A wealthy businessman, who was well known for being ruthless and unethical, told Mark Twain that before he died, he wanted to make a pilgrimage to the Holy Land. He said that when he got there he wanted to climb to the top of Mount Sinai, where Moses received the Ten Commandments, and there read the Ten Commandments aloud at the top. “I have a better idea,” replied Twain, in his typical wit, “You could stay in Boston and keep them.”
I believe that Jesus would have preferred that he stay in Boston and keep the commandments as well. But we always prefer some great religious experience to the routine of obedience. We would like some mountaintop emotion rather than actually showing the evidence of a changed life. I have known many people over the years who talked a lot about some spiritual encounter they have had, but never showed much evidence of it when it came to the way they lived, their ethics and the manner in which they treated other people. For Jesus, the proof of whether or not a person had encountered God was in whether or not the fruit of their lives gave evidence of such an encounter. If there was no fruit, the religious experience, no matter how meaningful at the time, did not amount to much. In other words, you may have gone to the altar and been “saved” at some point in your life, been baptized, joined the church, worked in the church, believe the Bible cover to cover — even the cover, avoided most of what people consider to be the major sins, but if there is no fruit of a transformed heart and changed character, it doesn’t mean a thing.

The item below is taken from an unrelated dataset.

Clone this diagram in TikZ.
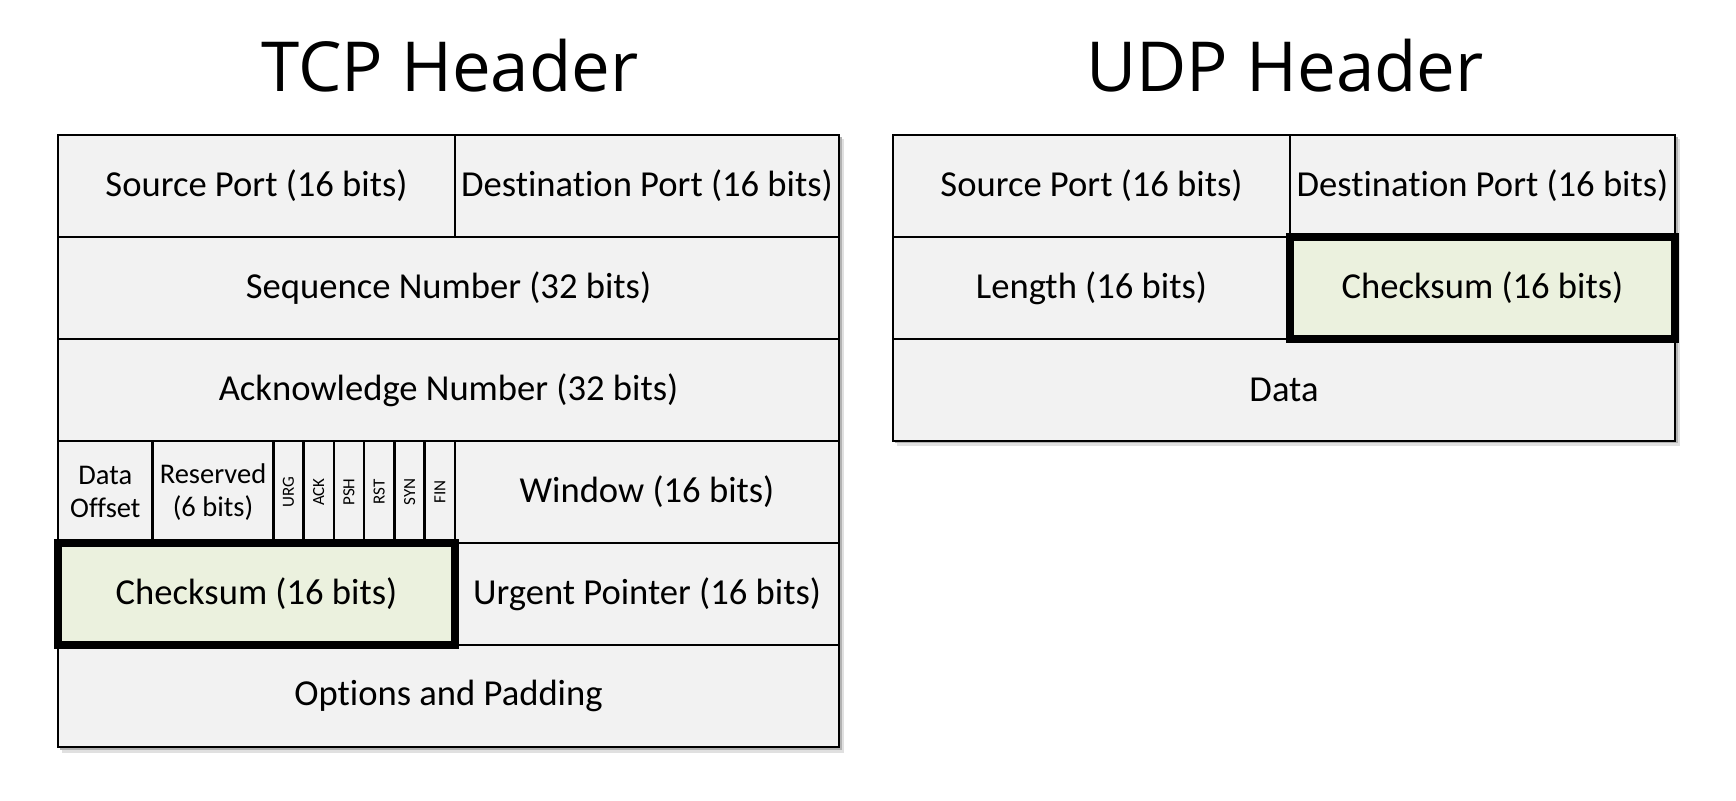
\documentclass[tikz,border=0pt]{standalone}
\usepackage{fontspec}
\setmainfont{Carlito}[Ligatures=NoCommon]
\newfontfamily\titlefont{Open Sans}
\usepackage{xcolor}
\usetikzlibrary{positioning}

\definecolor{cellgray}{HTML}{F2F2F2}
\definecolor{chkgreen}{HTML}{EBF1DE}

\begin{document}
\begin{tikzpicture}[
  x=1pt, y=-1pt,
  cell/.style={draw, line width=2.6pt, fill=cellgray, anchor=north west, inner sep=0pt, outer sep=0pt,
    minimum height=102pt, font=\fontsize{36.6}{40}\selectfont},
  half/.style={cell, minimum width=397pt},
  rhalf/.style={cell, minimum width=384pt},
  full/.style={cell, minimum width=781pt},
  small/.style={cell, align=center, font=\fontsize{28.5}{33}\selectfont},
  flag/.style={cell, minimum width=30.28pt, font=\fontsize{17}{18}\selectfont},
  chk/.style={fill=chkgreen},
  hl/.style={draw, line width=8pt, line join=miter},
  title/.style={font=\titlefont\fontsize{69}{80}\selectfont, anchor=base}
]
\fill[white] (0,0) rectangle (1736,800);
\useasboundingbox (0,0) rectangle (1736,800);

% shadows
\fill[black!12] (62,139) rectangle (844,753);
\fill[black!30] (60,137) rectangle (842,750);
\fill[black!12] (897,139) rectangle (1680,446);
\fill[black!30] (895,137) rectangle (1678,443);

% TCP header
\node[title] (tcptitle) at (450,92) {TCP Header};
\node[half] (tsrc) at (58,135) {Source Port (16 bits)};
\node[rhalf, right=0pt of tsrc.north east, anchor=north west] (tdst) {Destination Port (16 bits)};
\node[full, below=0pt of tsrc.south west, anchor=north west] (tseq) {Sequence Number (32 bits)};
\node[full, below=0pt of tseq.south west, anchor=north west] (tack) {Acknowledge Number (32 bits)};
\node[small, minimum width=94.7pt, below=0pt of tack.south west, anchor=north west] (toff) {Data\\Offset};
\node[small, minimum width=120.6pt, right=0pt of toff.north east, anchor=north west] (tres) {Reserved\\(6 bits)};
\foreach \f [remember=\f as \prev (initially tres)] in {URG,ACK,PSH,RST,SYN,FIN}
  \node[flag, right=0pt of \prev.north east, anchor=north west] (\f) {\rotatebox{90}{\f}};
\node[rhalf, right=0pt of FIN.north east, anchor=north west] (twin) {Window (16 bits)};
\node[half, chk, below=0pt of toff.south west, anchor=north west] (tchk) {Checksum (16 bits)};
\node[rhalf, right=0pt of tchk.north east, anchor=north west] (turg) {Urgent Pointer (16 bits)};
\node[full, below=0pt of tchk.south west, anchor=north west] (topt) {Options and Padding};
\draw[hl] (tchk.north west) rectangle (tchk.south east);

% UDP header
\node[title] (udptitle) at (1285,92) {UDP Header};
\node[half] (usrc) at (893,135) {Source Port (16 bits)};
\node[cell, minimum width=385pt, right=0pt of usrc.north east, anchor=north west] (udst) {Destination Port (16 bits)};
\node[half, below=0pt of usrc.south west, anchor=north west] (ulen) {Length (16 bits)};
\node[cell, chk, minimum width=385pt, right=0pt of ulen.north east, anchor=north west] (uchk) {Checksum (16 bits)};
\node[cell, minimum width=782pt, below=0pt of ulen.south west, anchor=north west] (udata) {Data};
\draw[hl] (uchk.north west) rectangle (uchk.south east);
\end{tikzpicture}
\end{document}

Paul talked about the fruit of the Spirit, which he said was: “love, joy, peace, patience, kindness, goodness, faithfulness, gentleness and self-control” (Galatians 5:22-23). I have known a lot of people who wanted to be leaders in the church, and so they worked hard, volunteered, were willing to serve on every committee that came along, but who were mean, surly, argumentative, divisive and critical. They showed no fruit of the Spirit at all, but people dismissed their behavior because they either worked hard in the church or gave money.
I have been amazed at the story coming out about the BTK killer. BTK stands for Bind, Torture and Kill, an acronym that 60-year-old Dennis Rader gave to himself after killing 10 people, starting in the 1970’s. (PPT:Here is how he looked in his arrest photo, and here is how he looked in his church suit as he walked into court in his church suit.) He was a city employee, scout leader and the chairman of his local church council, where he and his wife had been members for 30 years. He was a leader in the church, even though his neighbors described him as, “a bully who measured grass with a ruler and who would lure dogs from a fenced yard so he could catch them.” He taunted police with word puzzles, sadistic poems and letters about the murders. He wrote to the local media saying, “How many people do I have to kill before I get my name in the newspaper?”
What were the people of this church thinking? They tolerated a wolf in sheep’s clothing! How did that church become so duped by someone so evil? Because they refused to look at the fruit of his life — his relationships with others, , his bullying and his domineering, controlling spirit — all because he was active in the church and a hard worker. There are many people who mouth the name of Jesus but who do not do what Jesus said.